I talked about “cosmic shenanigans” a couple sessions ago, so here’s the result of thinking about that. Rather than actually write up a bunch of interstellar civilizations, I came up with rules for doing so - decide how big and how advanced your society is, then write them a drive and some relationships. I also wrote up four alternatives for FTL technology that’d (hopefully) give a good balance of “PCs can go anywhere” and “space empires are a thing”, including portals, password-protected star systems, and naval-submarine analogues.
I don’t know if this game will ever head to space, but if it did (or if I ran a space-themed Masks game), I’d like to give these rules a try and see how they work.

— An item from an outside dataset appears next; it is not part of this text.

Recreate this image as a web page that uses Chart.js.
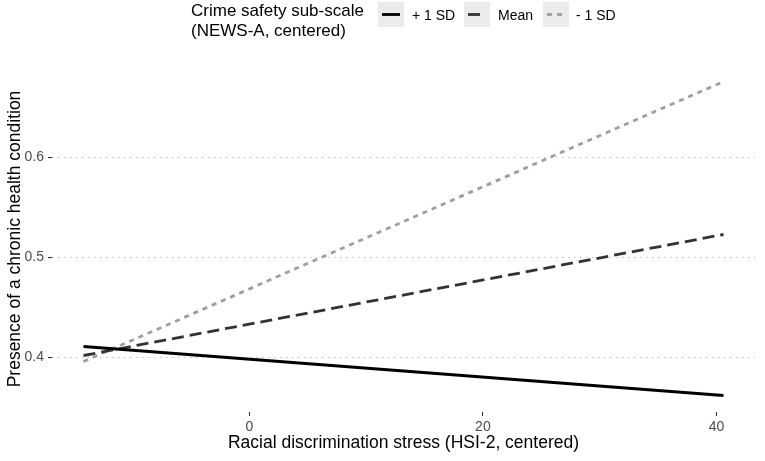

I revised the document to be a lot cleaner and (hopefully) more sensible. So here’s an example: we’ll create a stock interstellar empire that’ll invade Earth!
We assign them the following adjectives: Expansionist, Powerful, Xenophobic.
For Label, we roll 1d6, -1 for Xenophobic, and get a 2 (Freak).
For Tech, they’re Common in all areas except FTL, where they have Uncommon tech. We roll 2d6, +1 for Powerful, and get an 8. We increase their Warfare tech one level, to Uncommon.
For Size, we roll 2d6, +1 for Expansionist, +1 for Uncommon FTL, but get a 6! This makes them Small.
Based on these things, we assign them a Drive: “Prove ourselves to the Universe, one conquest at a time”. They’re a society of would-be galactic conquerors, with good tech and skills at war, but not much experience on the galactic stage.
We can assign them three details. If any of the PCs had a cosmic origin or ties (e.g. Concord), we’d write a relationship to the Universal Concordance somehow. We can also write flavor details like “they overcompensate by building ships, cities, etc. a few sizes too big”.